Encoding scenarios for retrieval of XML data with explicit XMLSERIALIZE

Examples demonstrate how the target encoding and application code page affect data conversion, truncation, and internal encoding during XML data retrieval with an explicit XMLSERIALIZE invocation.

Only scenario 1 and scenario 2 apply to Java™ and .NET applications, because the application code page for Java applications is always Unicode.

Scenario 1

Encoding source Value
Target data encoding UTF-8 Unicode
Target application data type Binary
Application code page Not applicable
Example output statements:
SELECT XMLSERIALIZE(XMLCOL AS BLOB(1M) INCLUDING XMLDECLARATION) FROM T1

Character conversion: None.

Data loss: None.

Truncation: None.

Internal encoding in the serialized data: The data is prefixed by the following XML declaration:
<?xml version="1.0" encoding="UTF-8" ?>

Scenario 2

Encoding source Value
Target data encoding UTF-16 Unicode
Target application data type Graphic
Application code page Any SBCS code page or CCSID 1208
Example output statements:
SELECT XMLSERIALIZE(XMLCOL AS CLOB(1M) EXCLUDING XMLDECLARATION) FROM T1

Character conversion: Data is converted from UTF-8 to UTF-16.

Data loss: None.

Truncation: Truncation can occur during conversion from UTF-8 to UTF-16, due to expansion.

Internal encoding in the serialized data: None, because EXCLUDING XMLDECLARATION is specified. If INCLUDING XMLDECLARATION is specified, the internal encoding indicates UTF-8 instead of UTF-16. This can result in XML data that cannot be parsed by application processes that rely on the encoding name.

Scenario 3

Encoding source Value
Target data encoding ISO-8859-1 data
Target application data type Character
Application code page 819
Example output statements:
SELECT XMLSERIALIZE(XMLCOL AS CLOB(1M) EXCLUDING XMLDECLARATION) FROM T1

Character conversion: Data is converted from UTF-8 to CCSID 819.

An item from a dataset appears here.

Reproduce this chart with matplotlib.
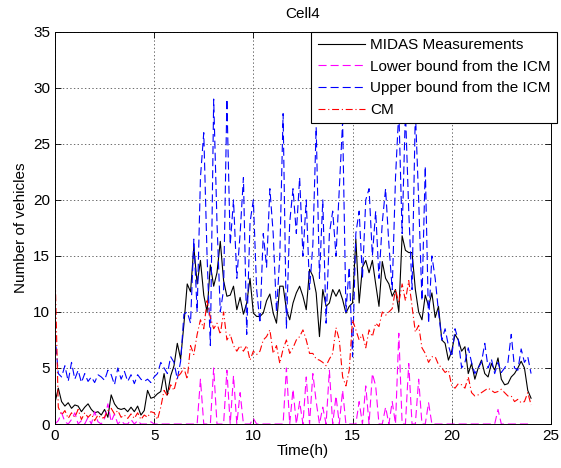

Data loss: Possible data loss. Some UTF-8 characters cannot be represented in CCSID 819. If a character cannot be represented in CCSID 819, the Db2® database manager inserts a substitution character in the output and issues a warning.

Truncation: None.

Internal encoding in the serialized data: None, because EXCLUDING XMLDECLARATION is specified. If INCLUDING XMLDECLARATION is specified, the database manager adds internal encoding for UTF-8 instead of ISO-8859-1. This can result in XML data that cannot be parsed by application processes that rely on the encoding name.

Scenario 4

Encoding source Value
Target data encoding Windows-31J data (superset of Shift_JIS)
Target application data type Graphic
Application code page 943
Example output statements:
SELECT XMLSERIALIZE(XMLCOL AS CLOB(1M) EXCLUDING XMLDECLARATION) FROM T1

Character conversion: Data is converted from UTF-8 to CCSID 943.

Data loss: Possible data loss. Some UTF-8 characters cannot be represented in CCSID 943. If a character cannot be represented in CCSID 943, the database manager inserts a substitution character in the output and issues a warning.

Truncation: Truncation can occur during conversion from UTF-8 to CCSID 943 due to expansion.

Internal encoding in the serialized data: None, because EXCLUDING XMLDECLARATION is specified. If INCLUDING XMLDECLARATION is specified, the internal encoding indicates UTF-8 instead of Windows-31J. This can result in XML data that cannot be parsed by application processes that rely on the encoding name.